BEGIN TASK MATERIAL
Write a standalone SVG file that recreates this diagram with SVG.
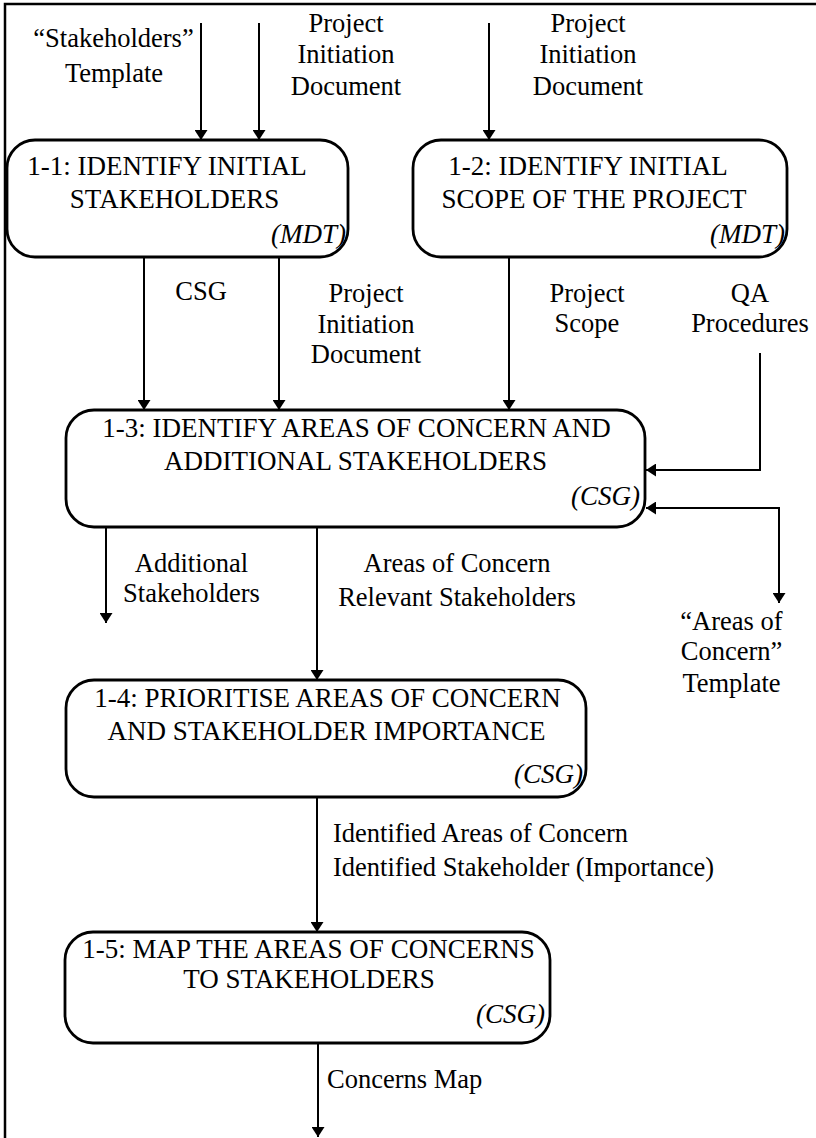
<svg xmlns="http://www.w3.org/2000/svg" width="816" height="1138" viewBox="0 0 816 1138">
  <style>
    text { font-family: "Liberation Serif", "Times New Roman", serif; fill: #000; }
    .lbl { font-size: 26.5px; }
    .ttl { font-size: 27px; }
    .who { font-size: 27px; font-style: italic; text-anchor: end; }
    .c { text-anchor: middle; }
    .box { fill: #fff; stroke: #000; stroke-width: 2.8; }
    .flow { fill: none; stroke: #000; stroke-width: 2; }
  </style>
  <defs>
    <marker id="arrow" viewBox="0 0 10 13" refX="10" refY="6.5" markerWidth="10" markerHeight="13" markerUnits="userSpaceOnUse" orient="auto-start-reverse">
      <path d="M0,0 L10,6.5 L0,13 z" fill="#000"/>
    </marker>
  </defs>

  <rect width="816" height="1138" fill="#fff"/>

  <!-- connectors -->
  <g id="connectors">
    <path d="M5,1138 V4 H816" fill="none" stroke="#000" stroke-width="2.5"/>
    <path class="flow" d="M201,23 V140" marker-end="url(#arrow)"/>
    <path class="flow" d="M259,23 V140" marker-end="url(#arrow)"/>
    <path class="flow" d="M489,23 V140" marker-end="url(#arrow)"/>
    <path class="flow" d="M144,257 V410" marker-end="url(#arrow)"/>
    <path class="flow" d="M279,257 V410" marker-end="url(#arrow)"/>
    <path class="flow" d="M509,257 V410" marker-end="url(#arrow)"/>
    <path class="flow" d="M760,353 V470 H646" marker-end="url(#arrow)"/>
    <path class="flow" d="M646,508 H779 V603" marker-start="url(#arrow)" marker-end="url(#arrow)"/>
    <path class="flow" d="M106,527 V623" marker-end="url(#arrow)"/>
    <path class="flow" d="M317,527 V680" marker-end="url(#arrow)"/>
    <path class="flow" d="M317,797 V932" marker-end="url(#arrow)"/>
    <path class="flow" d="M318,1043 V1137" marker-end="url(#arrow)"/>
  </g>

  <!-- flow labels -->
  <g id="labels" class="lbl">
    <text class="c" x="113.5" y="47">“Stakeholders”</text>
    <text class="c" x="114" y="82">Template</text>

    <text class="c" x="346" y="32">Project</text>
    <text class="c" x="346" y="63">Initiation</text>
    <text class="c" x="346" y="95">Document</text>

    <text class="c" x="588" y="32">Project</text>
    <text class="c" x="588" y="63">Initiation</text>
    <text class="c" x="588" y="95">Document</text>

    <text class="c" x="201" y="300">CSG</text>

    <text class="c" x="366" y="302">Project</text>
    <text class="c" x="366" y="333">Initiation</text>
    <text class="c" x="366" y="363">Document</text>

    <text class="c" x="587" y="302">Project</text>
    <text class="c" x="587" y="332">Scope</text>

    <text class="c" x="750" y="302">QA</text>
    <text class="c" x="750" y="332">Procedures</text>

    <text class="c" x="191.5" y="572">Additional</text>
    <text class="c" x="191.5" y="602">Stakeholders</text>

    <text class="c" x="457" y="572">Areas of Concern</text>
    <text class="c" x="457" y="606">Relevant Stakeholders</text>

    <text class="c" x="731.5" y="630">“Areas of</text>
    <text class="c" x="731.5" y="660">Concern”</text>
    <text class="c" x="731.5" y="692">Template</text>

    <text x="333" y="842">Identified Areas of Concern</text>
    <text x="333" y="876">Identified Stakeholder (Importance)</text>

    <text x="327" y="1088">Concerns Map</text>
  </g>

  <!-- process 1-1 -->
  <g id="node-1-1">
    <rect class="box" x="7" y="140" width="341" height="117" rx="28"/>
    <text class="ttl c" x="167" y="175">1-1: IDENTIFY INITIAL</text>
    <text class="ttl c" x="174.5" y="208">STAKEHOLDERS</text>
    <text class="who" x="346" y="243">(MDT)</text>
  </g>

  <!-- process 1-2 -->
  <g id="node-1-2">
    <rect class="box" x="413" y="140" width="374" height="117" rx="28"/>
    <text class="ttl c" x="588" y="175">1-2: IDENTIFY INITIAL</text>
    <text class="ttl c" x="594" y="208">SCOPE OF THE PROJECT</text>
    <text class="who" x="785" y="243">(MDT)</text>
  </g>

  <!-- process 1-3 -->
  <g id="node-1-3">
    <rect class="box" x="66" y="410" width="579" height="117" rx="28"/>
    <text class="ttl c" x="356.5" y="437">1-3: IDENTIFY AREAS OF CONCERN AND</text>
    <text class="ttl c" x="355.5" y="470">ADDITIONAL STAKEHOLDERS</text>
    <text class="who" x="640" y="505">(CSG)</text>
  </g>

  <!-- process 1-4 -->
  <g id="node-1-4">
    <rect class="box" x="66" y="680" width="520" height="117" rx="28"/>
    <text class="ttl c" x="327.5" y="707">1-4: PRIORITISE AREAS OF CONCERN</text>
    <text class="ttl c" x="326.5" y="740">AND STAKEHOLDER IMPORTANCE</text>
    <text class="who" x="583" y="783">(CSG)</text>
  </g>

  <!-- process 1-5 -->
  <g id="node-1-5">
    <rect class="box" x="65" y="932" width="485" height="111" rx="28"/>
    <text class="ttl c" x="308.5" y="958">1-5: MAP THE AREAS OF CONCERNS</text>
    <text class="ttl c" x="309" y="988">TO STAKEHOLDERS</text>
    <text class="who" x="545" y="1023">(CSG)</text>
  </g>
</svg>
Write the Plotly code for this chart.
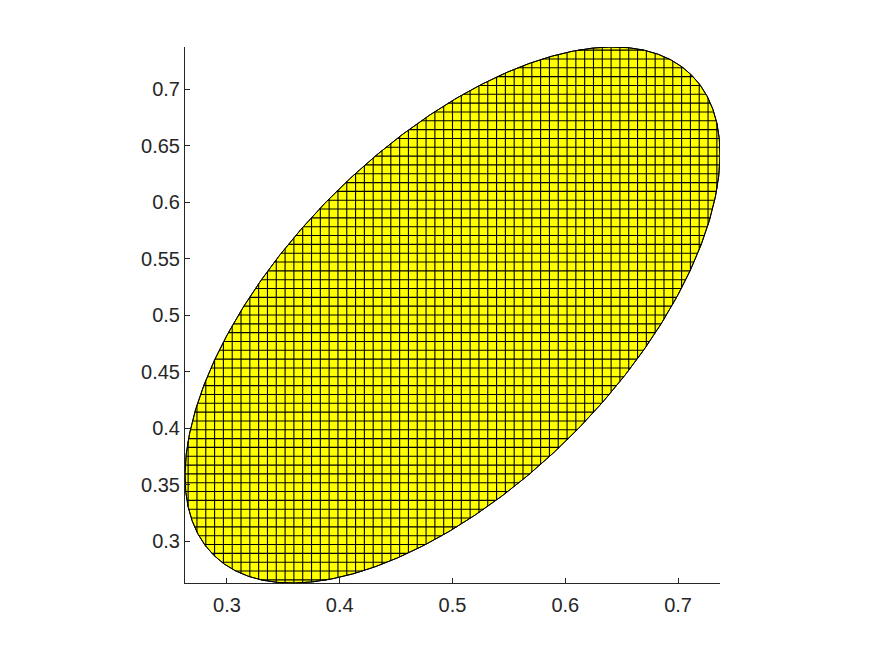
import numpy as np
import plotly.graph_objects as go

# Ellipse parameters
center_x = 0.5
center_y = 0.5
semi_major = 0.30
semi_minor = 0.15
angle_deg = 45.0
grid_step = 1 / 128

x_ticks = [0.3, 0.4, 0.5, 0.6, 0.7]
y_ticks = [0.3, 0.35, 0.4, 0.45, 0.5, 0.55, 0.6, 0.65, 0.7]
x_tick_text = ["0.3", "0.4", "0.5", "0.6", "0.7"]
y_tick_text = ["0.3", "0.35", "0.4", "0.45", "0.5", "0.55", "0.6", "0.65", "0.7"]

th = np.radians(angle_deg)
t = np.linspace(0, 2 * np.pi, 721)
ex = center_x + semi_major * np.cos(t) * np.cos(th) - semi_minor * np.sin(t) * np.sin(th)
ey = center_y + semi_major * np.cos(t) * np.sin(th) + semi_minor * np.sin(t) * np.cos(th)
xmin, xmax = ex.min(), ex.max()
ymin, ymax = ey.min(), ey.max()

# quadratic form of ellipse: [dx dy] M [dx dy]^T = 1
R = np.array([[np.cos(th), -np.sin(th)], [np.sin(th), np.cos(th)]])
D = np.diag([1 / semi_major**2, 1 / semi_minor**2])
M = R @ D @ R.T

def chord_vertical(dx):
    a = M[1, 1]; b = 2 * M[0, 1] * dx; c = M[0, 0] * dx * dx - 1
    disc = b * b - 4 * a * c
    if disc <= 0:
        return None
    s = np.sqrt(disc)
    return (-b - s) / (2 * a), (-b + s) / (2 * a)

def chord_horizontal(dy):
    a = M[0, 0]; b = 2 * M[0, 1] * dy; c = M[1, 1] * dy * dy - 1
    disc = b * b - 4 * a * c
    if disc <= 0:
        return None
    s = np.sqrt(disc)
    return (-b - s) / (2 * a), (-b + s) / (2 * a)

gx, gy = [], []
for k in range(int(np.ceil(xmin / grid_step)), int(np.floor(xmax / grid_step)) + 1):
    xv = k * grid_step
    r = chord_vertical(xv - center_x)
    if r:
        gx += [xv, xv, None]
        gy += [center_y + r[0], center_y + r[1], None]
for k in range(int(np.ceil(ymin / grid_step)), int(np.floor(ymax / grid_step)) + 1):
    yv = k * grid_step
    r = chord_horizontal(yv - center_y)
    if r:
        gx += [center_x + r[0], center_x + r[1], None]
        gy += [yv, yv, None]

fig = go.Figure()
fig.add_trace(go.Scatter(x=ex, y=ey, mode="lines", fill="toself",
                         fillcolor="#ffff00", line=dict(color="black", width=1),
                         hoverinfo="skip", showlegend=False))
fig.add_trace(go.Scatter(x=gx, y=gy, mode="lines", line=dict(color="black", width=1.1),
                         hoverinfo="skip", showlegend=False))
fig.add_trace(go.Scatter(x=ex, y=ey, mode="lines", line=dict(color="black", width=1),
                         hoverinfo="skip", showlegend=False))

axis_common = dict(showgrid=False, zeroline=False, showline=True, linecolor="#262626",
                   linewidth=1, ticks="inside", ticklen=5, tickcolor="#262626",
                   tickfont=dict(family="Liberation Sans, Arial", size=20, color="#262626"),
                   mirror=False)
fig.update_layout(
    width=859, height=640,
    margin=dict(l=177, r=147, t=39, b=65, autoexpand=False),
    paper_bgcolor="white", plot_bgcolor="white",
    xaxis=dict(range=[xmin, xmax], tickvals=x_ticks, ticktext=x_tick_text,
               ticklabelstandoff=4, **axis_common),
    yaxis=dict(range=[ymin, ymax], tickvals=y_ticks, ticktext=y_tick_text, **axis_common),
)
fig.write_html("out.html")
END TASK MATERIAL
### OBJECTIVE
From the entries above, extract each line containing "this".

### RIGHT ANSWER
Write a standalone SVG file that recreates this diagram with SVG.
Write the Plotly code for this chart.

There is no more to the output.